[DATASET SECTION]
* * * * *

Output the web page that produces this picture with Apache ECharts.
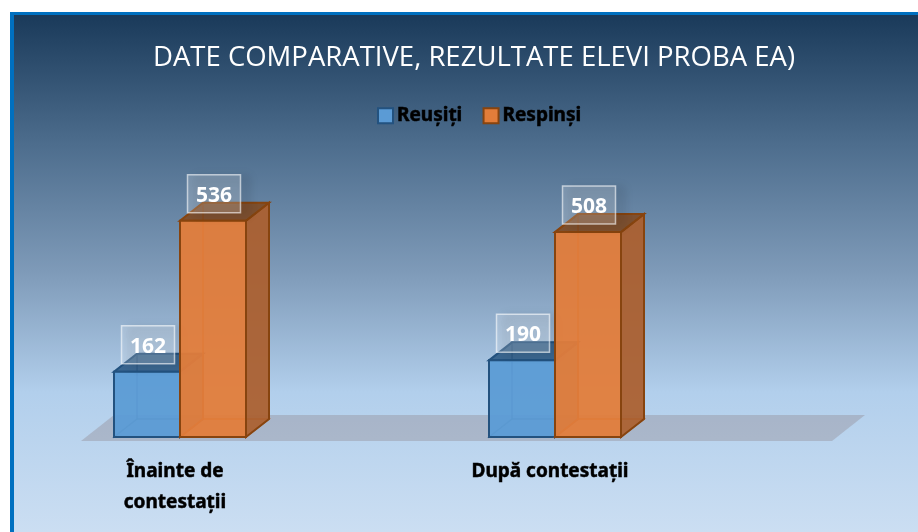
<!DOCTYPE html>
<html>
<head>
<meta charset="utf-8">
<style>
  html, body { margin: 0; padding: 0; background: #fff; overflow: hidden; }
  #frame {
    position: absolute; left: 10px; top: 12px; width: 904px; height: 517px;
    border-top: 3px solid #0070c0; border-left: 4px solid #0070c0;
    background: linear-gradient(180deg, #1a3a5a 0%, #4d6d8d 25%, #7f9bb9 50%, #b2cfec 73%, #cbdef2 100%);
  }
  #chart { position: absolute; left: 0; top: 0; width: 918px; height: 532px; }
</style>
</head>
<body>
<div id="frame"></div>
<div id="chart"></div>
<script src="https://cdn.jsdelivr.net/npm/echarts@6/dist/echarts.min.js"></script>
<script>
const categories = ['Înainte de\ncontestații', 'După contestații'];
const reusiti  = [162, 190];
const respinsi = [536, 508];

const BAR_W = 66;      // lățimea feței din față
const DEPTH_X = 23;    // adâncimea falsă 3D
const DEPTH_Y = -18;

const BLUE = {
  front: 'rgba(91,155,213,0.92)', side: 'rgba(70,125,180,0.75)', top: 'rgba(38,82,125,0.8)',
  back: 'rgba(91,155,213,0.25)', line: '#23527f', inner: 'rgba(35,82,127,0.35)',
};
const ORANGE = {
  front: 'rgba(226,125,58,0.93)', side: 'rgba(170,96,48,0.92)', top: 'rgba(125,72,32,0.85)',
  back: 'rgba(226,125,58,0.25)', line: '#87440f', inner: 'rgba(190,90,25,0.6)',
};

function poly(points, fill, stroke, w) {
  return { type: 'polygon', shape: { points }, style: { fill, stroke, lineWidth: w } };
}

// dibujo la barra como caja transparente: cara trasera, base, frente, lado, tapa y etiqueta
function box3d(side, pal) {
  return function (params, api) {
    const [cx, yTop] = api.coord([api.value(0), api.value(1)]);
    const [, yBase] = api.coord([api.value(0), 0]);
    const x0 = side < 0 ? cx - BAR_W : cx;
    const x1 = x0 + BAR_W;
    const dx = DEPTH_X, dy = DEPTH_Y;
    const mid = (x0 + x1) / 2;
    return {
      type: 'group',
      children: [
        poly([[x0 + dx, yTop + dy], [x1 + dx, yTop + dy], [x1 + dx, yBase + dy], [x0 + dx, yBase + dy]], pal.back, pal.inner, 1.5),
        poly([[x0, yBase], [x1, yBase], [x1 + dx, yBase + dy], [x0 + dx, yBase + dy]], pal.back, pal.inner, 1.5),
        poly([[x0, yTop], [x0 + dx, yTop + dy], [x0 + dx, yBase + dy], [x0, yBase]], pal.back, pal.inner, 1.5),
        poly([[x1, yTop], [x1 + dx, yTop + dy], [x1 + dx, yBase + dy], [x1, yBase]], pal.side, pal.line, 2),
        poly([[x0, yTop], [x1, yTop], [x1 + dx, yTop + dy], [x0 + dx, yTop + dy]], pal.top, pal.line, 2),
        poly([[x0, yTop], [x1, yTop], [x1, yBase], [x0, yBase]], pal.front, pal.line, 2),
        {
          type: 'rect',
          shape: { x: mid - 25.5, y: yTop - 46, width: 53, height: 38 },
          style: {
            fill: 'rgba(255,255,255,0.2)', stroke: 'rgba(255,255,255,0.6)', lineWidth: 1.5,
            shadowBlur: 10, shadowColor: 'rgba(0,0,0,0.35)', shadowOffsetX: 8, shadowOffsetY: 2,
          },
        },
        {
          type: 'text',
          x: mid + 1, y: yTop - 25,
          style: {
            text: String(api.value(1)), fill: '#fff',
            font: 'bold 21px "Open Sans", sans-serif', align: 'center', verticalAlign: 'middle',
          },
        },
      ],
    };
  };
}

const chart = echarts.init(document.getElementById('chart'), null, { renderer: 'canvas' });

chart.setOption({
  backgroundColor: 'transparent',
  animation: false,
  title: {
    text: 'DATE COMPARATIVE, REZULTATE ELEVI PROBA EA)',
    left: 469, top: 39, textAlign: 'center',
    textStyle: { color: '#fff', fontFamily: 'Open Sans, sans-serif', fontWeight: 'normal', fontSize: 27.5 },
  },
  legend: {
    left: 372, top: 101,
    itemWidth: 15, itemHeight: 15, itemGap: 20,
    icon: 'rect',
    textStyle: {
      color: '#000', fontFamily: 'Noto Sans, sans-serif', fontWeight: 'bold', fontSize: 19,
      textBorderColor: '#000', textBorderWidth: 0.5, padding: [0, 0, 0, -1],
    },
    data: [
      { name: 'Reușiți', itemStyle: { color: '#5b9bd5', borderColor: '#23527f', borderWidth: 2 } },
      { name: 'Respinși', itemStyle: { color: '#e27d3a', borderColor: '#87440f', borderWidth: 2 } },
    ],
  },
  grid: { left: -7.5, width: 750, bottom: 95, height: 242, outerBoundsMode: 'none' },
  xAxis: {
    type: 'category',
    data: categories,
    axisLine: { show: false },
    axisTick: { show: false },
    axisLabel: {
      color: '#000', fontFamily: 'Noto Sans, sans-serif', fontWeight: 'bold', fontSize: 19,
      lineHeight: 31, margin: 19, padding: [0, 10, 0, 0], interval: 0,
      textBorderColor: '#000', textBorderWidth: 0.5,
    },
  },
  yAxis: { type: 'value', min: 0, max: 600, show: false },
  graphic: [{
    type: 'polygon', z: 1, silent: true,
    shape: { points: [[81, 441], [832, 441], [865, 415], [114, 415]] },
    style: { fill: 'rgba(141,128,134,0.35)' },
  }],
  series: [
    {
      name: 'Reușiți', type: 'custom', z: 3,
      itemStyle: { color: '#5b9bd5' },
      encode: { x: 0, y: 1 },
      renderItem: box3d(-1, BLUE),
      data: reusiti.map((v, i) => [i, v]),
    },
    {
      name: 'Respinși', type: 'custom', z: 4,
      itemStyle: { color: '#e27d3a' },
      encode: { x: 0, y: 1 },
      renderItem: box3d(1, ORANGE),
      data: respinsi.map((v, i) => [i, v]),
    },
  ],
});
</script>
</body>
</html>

* * * * *

Go through the material above and print all of it exactly, except the pictures.

Output the web page that produces this picture with Apache ECharts.
<!DOCTYPE html>
<html>
<head>
<meta charset="utf-8">
<style>
  html, body { margin: 0; padding: 0; background: #fff; overflow: hidden; }
  #frame {
    position: absolute; left: 10px; top: 12px; width: 904px; height: 517px;
    border-top: 3px solid #0070c0; border-left: 4px solid #0070c0;
    background: linear-gradient(180deg, #1a3a5a 0%, #4d6d8d 25%, #7f9bb9 50%, #b2cfec 73%, #cbdef2 100%);
  }
  #chart { position: absolute; left: 0; top: 0; width: 918px; height: 532px; }
</style>
</head>
<body>
<div id="frame"></div>
<div id="chart"></div>
<script src="https://cdn.jsdelivr.net/npm/echarts@6/dist/echarts.min.js"></script>
<script>
const categories = ['Înainte de\ncontestații', 'După contestații'];
const reusiti  = [162, 190];
const respinsi = [536, 508];

const BAR_W = 66;      // lățimea feței din față
const DEPTH_X = 23;    // adâncimea falsă 3D
const DEPTH_Y = -18;

const BLUE = {
  front: 'rgba(91,155,213,0.92)', side: 'rgba(70,125,180,0.75)', top: 'rgba(38,82,125,0.8)',
  back: 'rgba(91,155,213,0.25)', line: '#23527f', inner: 'rgba(35,82,127,0.35)',
};
const ORANGE = {
  front: 'rgba(226,125,58,0.93)', side: 'rgba(170,96,48,0.92)', top: 'rgba(125,72,32,0.85)',
  back: 'rgba(226,125,58,0.25)', line: '#87440f', inner: 'rgba(190,90,25,0.6)',
};

function poly(points, fill, stroke, w) {
  return { type: 'polygon', shape: { points }, style: { fill, stroke, lineWidth: w } };
}

// dibujo la barra como caja transparente: cara trasera, base, frente, lado, tapa y etiqueta
function box3d(side, pal) {
  return function (params, api) {
    const [cx, yTop] = api.coord([api.value(0), api.value(1)]);
    const [, yBase] = api.coord([api.value(0), 0]);
    const x0 = side < 0 ? cx - BAR_W : cx;
    const x1 = x0 + BAR_W;
    const dx = DEPTH_X, dy = DEPTH_Y;
    const mid = (x0 + x1) / 2;
    return {
      type: 'group',
      children: [
        poly([[x0 + dx, yTop + dy], [x1 + dx, yTop + dy], [x1 + dx, yBase + dy], [x0 + dx, yBase + dy]], pal.back, pal.inner, 1.5),
        poly([[x0, yBase], [x1, yBase], [x1 + dx, yBase + dy], [x0 + dx, yBase + dy]], pal.back, pal.inner, 1.5),
        poly([[x0, yTop], [x0 + dx, yTop + dy], [x0 + dx, yBase + dy], [x0, yBase]], pal.back, pal.inner, 1.5),
        poly([[x1, yTop], [x1 + dx, yTop + dy], [x1 + dx, yBase + dy], [x1, yBase]], pal.side, pal.line, 2),
        poly([[x0, yTop], [x1, yTop], [x1 + dx, yTop + dy], [x0 + dx, yTop + dy]], pal.top, pal.line, 2),
        poly([[x0, yTop], [x1, yTop], [x1, yBase], [x0, yBase]], pal.front, pal.line, 2),
        {
          type: 'rect',
          shape: { x: mid - 25.5, y: yTop - 46, width: 53, height: 38 },
          style: {
            fill: 'rgba(255,255,255,0.2)', stroke: 'rgba(255,255,255,0.6)', lineWidth: 1.5,
            shadowBlur: 10, shadowColor: 'rgba(0,0,0,0.35)', shadowOffsetX: 8, shadowOffsetY: 2,
          },
        },
        {
          type: 'text',
          x: mid + 1, y: yTop - 25,
          style: {
            text: String(api.value(1)), fill: '#fff',
            font: 'bold 21px "Open Sans", sans-serif', align: 'center', verticalAlign: 'middle',
          },
        },
      ],
    };
  };
}

const chart = echarts.init(document.getElementById('chart'), null, { renderer: 'canvas' });

chart.setOption({
  backgroundColor: 'transparent',
  animation: false,
  title: {
    text: 'DATE COMPARATIVE, REZULTATE ELEVI PROBA EA)',
    left: 469, top: 39, textAlign: 'center',
    textStyle: { color: '#fff', fontFamily: 'Open Sans, sans-serif', fontWeight: 'normal', fontSize: 27.5 },
  },
  legend: {
    left: 372, top: 101,
    itemWidth: 15, itemHeight: 15, itemGap: 20,
    icon: 'rect',
    textStyle: {
      color: '#000', fontFamily: 'Noto Sans, sans-serif', fontWeight: 'bold', fontSize: 19,
      textBorderColor: '#000', textBorderWidth: 0.5, padding: [0, 0, 0, -1],
    },
    data: [
      { name: 'Reușiți', itemStyle: { color: '#5b9bd5', borderColor: '#23527f', borderWidth: 2 } },
      { name: 'Respinși', itemStyle: { color: '#e27d3a', borderColor: '#87440f', borderWidth: 2 } },
    ],
  },
  grid: { left: -7.5, width: 750, bottom: 95, height: 242, outerBoundsMode: 'none' },
  xAxis: {
    type: 'category',
    data: categories,
    axisLine: { show: false },
    axisTick: { show: false },
    axisLabel: {
      color: '#000', fontFamily: 'Noto Sans, sans-serif', fontWeight: 'bold', fontSize: 19,
      lineHeight: 31, margin: 19, padding: [0, 10, 0, 0], interval: 0,
      textBorderColor: '#000', textBorderWidth: 0.5,
    },
  },
  yAxis: { type: 'value', min: 0, max: 600, show: false },
  graphic: [{
    type: 'polygon', z: 1, silent: true,
    shape: { points: [[81, 441], [832, 441], [865, 415], [114, 415]] },
    style: { fill: 'rgba(141,128,134,0.35)' },
  }],
  series: [
    {
      name: 'Reușiți', type: 'custom', z: 3,
      itemStyle: { color: '#5b9bd5' },
      encode: { x: 0, y: 1 },
      renderItem: box3d(-1, BLUE),
      data: reusiti.map((v, i) => [i, v]),
    },
    {
      name: 'Respinși', type: 'custom', z: 4,
      itemStyle: { color: '#e27d3a' },
      encode: { x: 0, y: 1 },
      renderItem: box3d(1, ORANGE),
      data: respinsi.map((v, i) => [i, v]),
    },
  ],
});
</script>
</body>
</html>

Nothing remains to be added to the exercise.